* start Provided data *
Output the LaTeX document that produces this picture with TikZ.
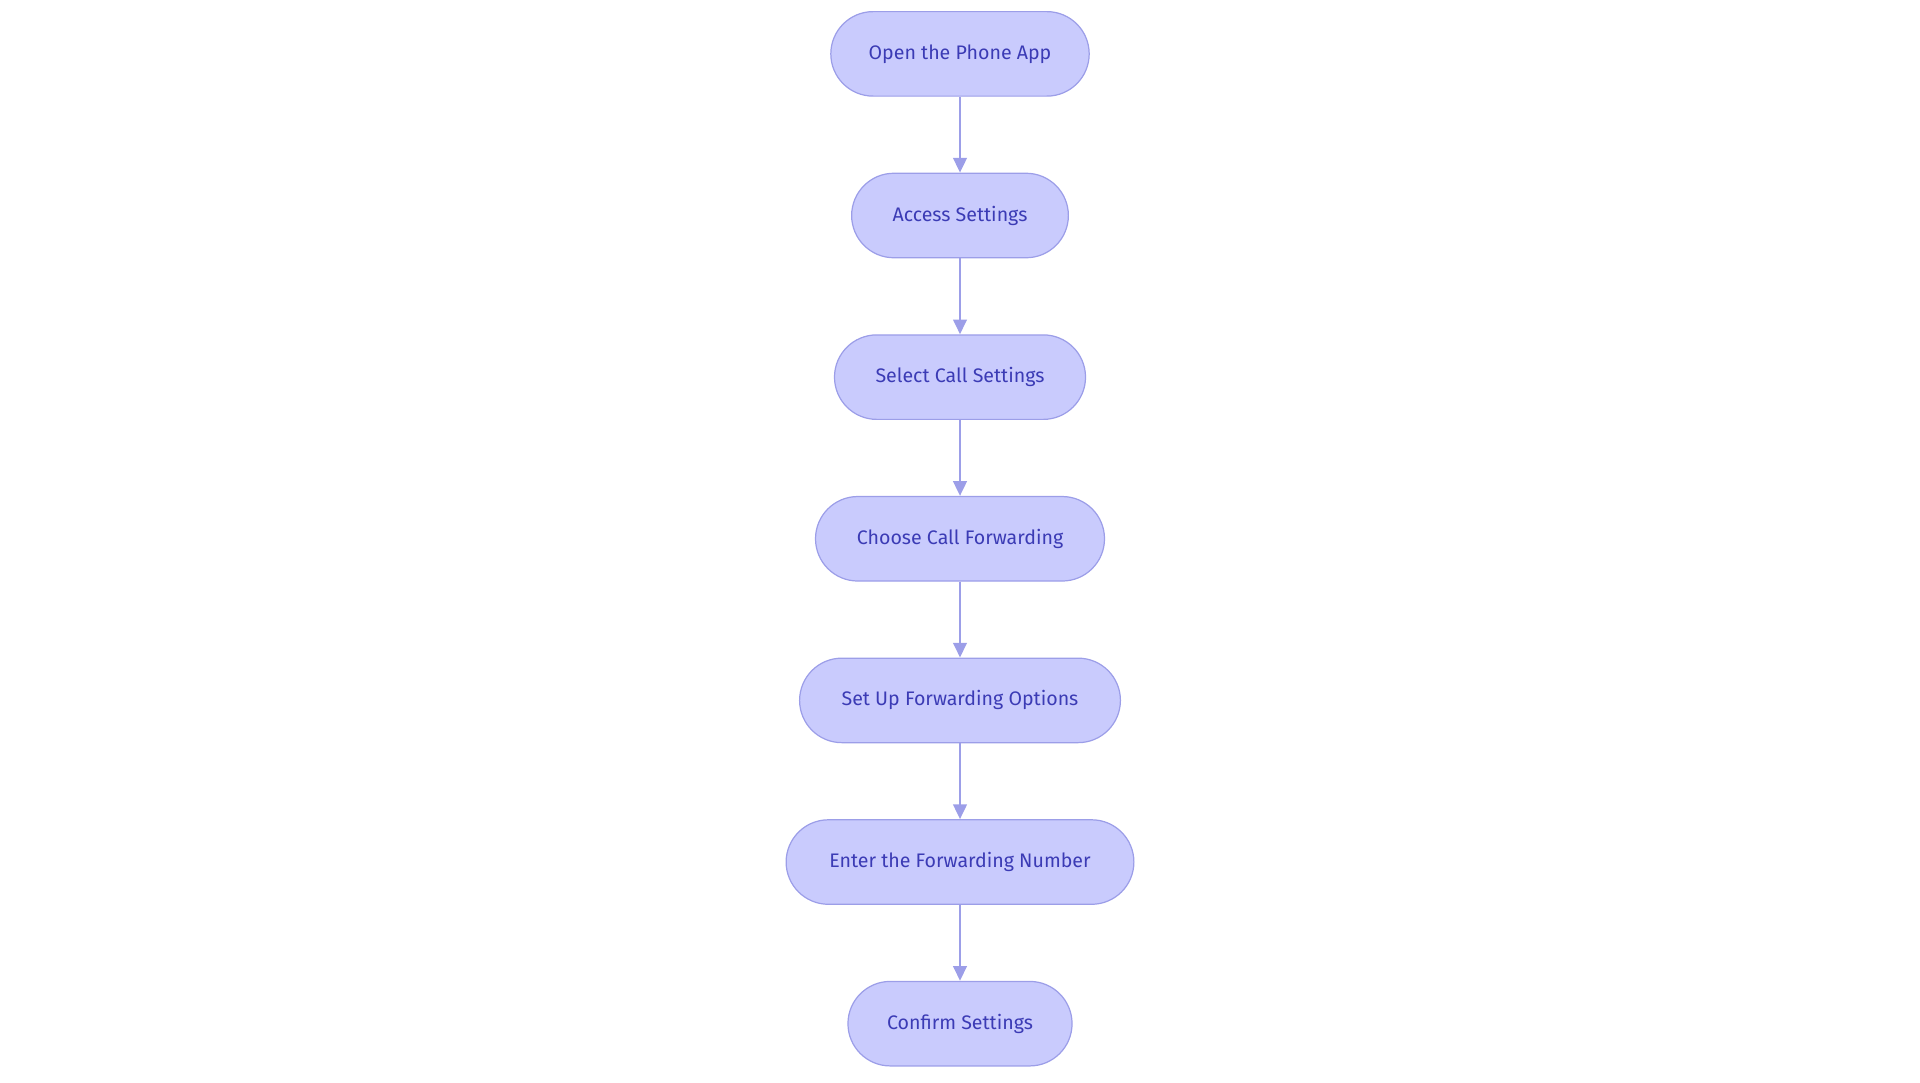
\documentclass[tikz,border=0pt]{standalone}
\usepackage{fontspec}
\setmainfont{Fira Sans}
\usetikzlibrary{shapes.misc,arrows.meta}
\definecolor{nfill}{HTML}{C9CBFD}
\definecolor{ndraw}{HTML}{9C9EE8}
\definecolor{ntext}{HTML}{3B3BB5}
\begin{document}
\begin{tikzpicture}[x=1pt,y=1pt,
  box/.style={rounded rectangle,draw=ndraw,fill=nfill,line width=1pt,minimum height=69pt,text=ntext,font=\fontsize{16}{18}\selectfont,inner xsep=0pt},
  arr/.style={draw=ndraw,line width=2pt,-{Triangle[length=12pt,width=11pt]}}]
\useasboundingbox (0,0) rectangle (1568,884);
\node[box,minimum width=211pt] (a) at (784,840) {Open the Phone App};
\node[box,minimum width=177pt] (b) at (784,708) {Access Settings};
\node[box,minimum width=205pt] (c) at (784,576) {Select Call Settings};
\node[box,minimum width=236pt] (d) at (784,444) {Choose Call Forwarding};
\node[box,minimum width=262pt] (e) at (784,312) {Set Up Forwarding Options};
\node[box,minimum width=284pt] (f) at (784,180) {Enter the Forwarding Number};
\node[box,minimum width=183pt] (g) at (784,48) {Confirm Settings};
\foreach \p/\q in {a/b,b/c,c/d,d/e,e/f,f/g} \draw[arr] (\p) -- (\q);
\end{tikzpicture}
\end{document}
* end Provided data *
Every line is to be duplicated exactly, though pictures stay out.

Output the LaTeX document that produces this picture with TikZ.
\documentclass[tikz,border=0pt]{standalone}
\usepackage{fontspec}
\setmainfont{Fira Sans}
\usetikzlibrary{shapes.misc,arrows.meta}
\definecolor{nfill}{HTML}{C9CBFD}
\definecolor{ndraw}{HTML}{9C9EE8}
\definecolor{ntext}{HTML}{3B3BB5}
\begin{document}
\begin{tikzpicture}[x=1pt,y=1pt,
  box/.style={rounded rectangle,draw=ndraw,fill=nfill,line width=1pt,minimum height=69pt,text=ntext,font=\fontsize{16}{18}\selectfont,inner xsep=0pt},
  arr/.style={draw=ndraw,line width=2pt,-{Triangle[length=12pt,width=11pt]}}]
\useasboundingbox (0,0) rectangle (1568,884);
\node[box,minimum width=211pt] (a) at (784,840) {Open the Phone App};
\node[box,minimum width=177pt] (b) at (784,708) {Access Settings};
\node[box,minimum width=205pt] (c) at (784,576) {Select Call Settings};
\node[box,minimum width=236pt] (d) at (784,444) {Choose Call Forwarding};
\node[box,minimum width=262pt] (e) at (784,312) {Set Up Forwarding Options};
\node[box,minimum width=284pt] (f) at (784,180) {Enter the Forwarding Number};
\node[box,minimum width=183pt] (g) at (784,48) {Confirm Settings};
\foreach \p/\q in {a/b,b/c,c/d,d/e,e/f,f/g} \draw[arr] (\p) -- (\q);
\end{tikzpicture}
\end{document}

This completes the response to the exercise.